Python 处理PDF
Python可以读取PDF文件并从中提取文本后打印内容。为此,我们首先要安装所需的模块是 PyPDF2 。以下是安装该模块的命令。您的Python环境中应该已经安装了pip。
pip install pypdf2
安装成功后,我们可以使用模块中可用的方法来读取 PDF 文件。
import PyPDF2
pdfName = 'path\Tutorialspoint.pdf'
read_pdf = PyPDF2.PdfFileReader(pdfName)
page = read_pdf.getPage(0)
page_content = page.extractText()
print page_content
运行上面的程序时,我们得到以下输出 –
Tutorials Point originated from the idea that there exists a class of readers who respond better
to online content and prefer to learn new skills at their own pace from the comforts of their
drawing rooms.
The journey commenced with a single tutorial on HTML in 2006 and elated by the response
it generated, we worked our way to adding fresh tutorials to our repository which now
proudly flaunts a wealth of tutorials and allied articles on topics ranging from programming
languages to web designing to academics and much more.
阅读多个页面
要阅读带有多个页面并打印每个页面的页面编号的pdf,我们使用一个循环并配合getPageNumber()函数。在下面的示例中,我们有一个包含两个页面的PDF文件。
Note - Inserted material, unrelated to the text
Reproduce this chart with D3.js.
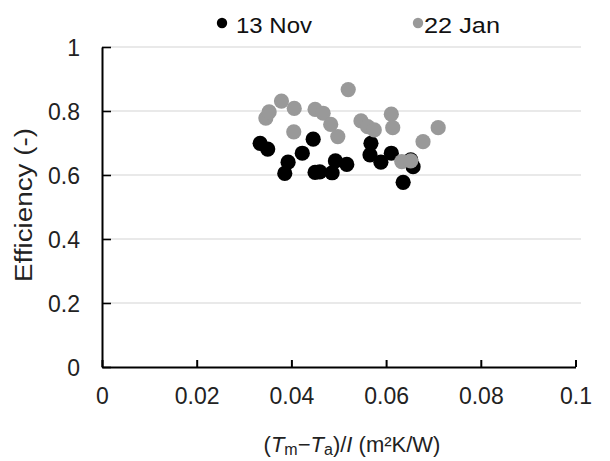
<!DOCTYPE html>
<html>
<head>
<meta charset="utf-8">
<script src="https://cdn.jsdelivr.net/npm/d3@7.9.0/dist/d3.min.js"></script>
<style>
  body { margin: 0; background: #fff; }
  svg { font-family: "Liberation Sans", Arial, Helvetica, sans-serif; }
</style>
</head>
<body>
<svg id="chart"></svg>
<script>
// Data
const novX = [0.0334, 0.0350, 0.0446, 0.0423, 0.0393, 0.0386, 0.0450, 0.0460, 0.0486,
              0.0493, 0.0517, 0.0568, 0.0566, 0.0589, 0.0611, 0.0657, 0.0636, 0.0652];
const novY = [0.699, 0.681, 0.712, 0.668, 0.640, 0.605, 0.608, 0.610, 0.607,
              0.644, 0.633, 0.699, 0.663, 0.640, 0.668, 0.626, 0.577, 0.647];

const janX = [0.0346, 0.0353, 0.0379, 0.0406, 0.0405, 0.0450, 0.0467, 0.0483, 0.0498, 0.0520,
              0.0547, 0.0561, 0.0575, 0.0611, 0.0614, 0.0678, 0.0710, 0.0633, 0.0652];
const janY = [0.778, 0.797, 0.831, 0.808, 0.735, 0.805, 0.793, 0.758, 0.720, 0.867,
              0.769, 0.751, 0.741, 0.790, 0.748, 0.704, 0.748, 0.642, 0.644];

const xTicks = [0, 0.02, 0.04, 0.06, 0.08, 0.1];
const yTicks = [0, 0.2, 0.4, 0.6, 0.8, 1];
const seriesNames = ["13 Nov", "22 Jan"];
const seriesColors = ["#000000", "#999999"];

const width = 610, height = 461;
const svg = d3.select("#chart").attr("width", width).attr("height", height);

const x = d3.scaleLinear().domain([0, 0.1]).range([102, 575.5]);
const y = d3.scaleLinear().domain([0, 1]).range([367, 47]);
const fmt = d3.format("~g");

// --- gridlines ---
svg.append("g")
  .selectAll("line")
  .data(yTicks.filter(d => d > 0))
  .join("line")
  .attr("x1", x(0)).attr("x2", 581)
  .attr("y1", d => y(d)).attr("y2", d => y(d))
  .attr("stroke", "#d4d4d4")
  .attr("stroke-width", 1.2);

// --- axes ---
const yAxis = svg.append("g")
  .attr("transform", `translate(${x(0)},0)`)
  .call(d3.axisLeft(y).tickValues(yTicks).tickFormat(fmt).tickSizeInner(-9).tickSizeOuter(0).tickPadding(22));
yAxis.select(".domain").attr("stroke-width", 2);
yAxis.selectAll(".tick line").attr("stroke-width", 1.6);
yAxis.selectAll(".tick text")
  .attr("font-size", 23).attr("fill", "#222").attr("dy", "0.36em");

const xAxis = svg.append("g")
  .attr("transform", `translate(0,${y(0)})`)
  .call(d3.axisBottom(x).tickValues(xTicks).tickFormat(fmt).tickSizeInner(-7).tickSizeOuter(0).tickPadding(21));
xAxis.select(".domain").attr("stroke-width", 2);
xAxis.selectAll(".tick line").attr("stroke-width", 2);
xAxis.selectAll(".tick text")
  .attr("font-size", 23).attr("fill", "#222");

// --- points ---
const series = [
  { xs: novX, ys: novY, color: seriesColors[0] },
  { xs: janX, ys: janY, color: seriesColors[1] }
];
series.forEach(s => {
  svg.append("g")
    .selectAll("circle")
    .data(s.xs.map((v, i) => [v, s.ys[i]]))
    .join("circle")
    .attr("cx", d => x(d[0]))
    .attr("cy", d => y(d[1]))
    .attr("r", 7.6)
    .attr("fill", s.color);
});

// --- legend ---
const legendX = [222, 418];
const legend = svg.append("g");
seriesNames.forEach((name, i) => {
  legend.append("circle")
    .attr("cx", legendX[i]).attr("cy", 23)
    .attr("r", 5.2)
    .attr("fill", seriesColors[i]);
  legend.append("text")
    .attr("x", legendX[i] + (i === 0 ? 14 : 6)).attr("y", 33)
    .attr("font-size", 22)
    .attr("fill", "#111")
    .attr("textLength", 76)
    .attr("lengthAdjust", "spacingAndGlyphs")
    .text(name);
});

// --- axis titles ---
svg.append("text")
  .attr("transform", "translate(32,205) rotate(-90)")
  .attr("text-anchor", "middle")
  .attr("font-size", 23)
  .attr("fill", "#222")
  .attr("textLength", 154)
  .attr("lengthAdjust", "spacingAndGlyphs")
  .text("Efficiency (-)");

const xt = svg.append("text")
  .attr("x", 352).attr("y", 452)
  .attr("text-anchor", "middle")
  .attr("font-size", 22)
  .attr("fill", "#222");
xt.append("tspan").text("(");
xt.append("tspan").attr("font-style", "italic").text("T");
xt.append("tspan").attr("font-size", 16).attr("dy", 3).text("m");
xt.append("tspan").attr("dy", -3).text("\u2212");
xt.append("tspan").attr("font-style", "italic").text("T");
xt.append("tspan").attr("font-size", 16).attr("dy", 3).text("a");
xt.append("tspan").attr("dy", -3).text(")/");
xt.append("tspan").attr("font-style", "italic").text("I");
xt.append("tspan").text(" (m\u00B2K/W)");
</script>
</body>
</html>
内容将分别打印在两个独立的页面标题下。
import PyPDF2
pdfName = 'Path\Tutorialspoint2.pdf'
read_pdf = PyPDF2.PdfFileReader(pdfName)
for i in xrange(read_pdf.getNumPages()):
page = read_pdf.getPage(i)
print 'Page No - ' + str(1+read_pdf.getPageNumber(page))
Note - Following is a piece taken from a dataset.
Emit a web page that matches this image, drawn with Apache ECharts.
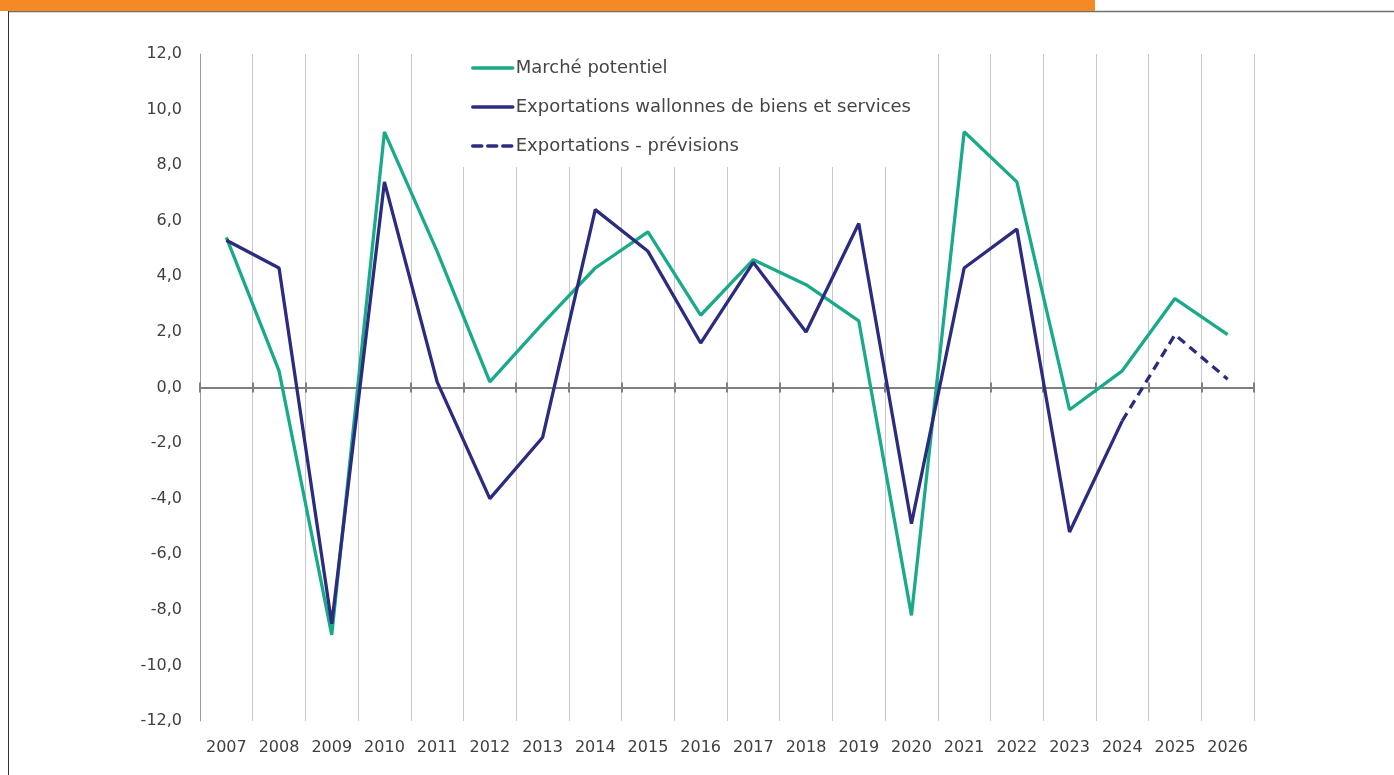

page_content = page.extractText()
print page_content
当我们运行上面的程序时,我们得到以下输出:
Page No - 1
Tutorials Point originated from the idea that there exists a class of readers who respond better to
online content and prefer to learn new skills at their own pace from the comforts of their drawing
rooms.
Page No - 2
The journey commenced with a single tutorial on HTML in 2006 and elated by the response it
generated, we worked our way to adding fresh tutorials to our repository which now proudly flaunts
a wealth of tutorials and allied articles on topics ranging from p
rogramming languages to web
designing to academics and much more.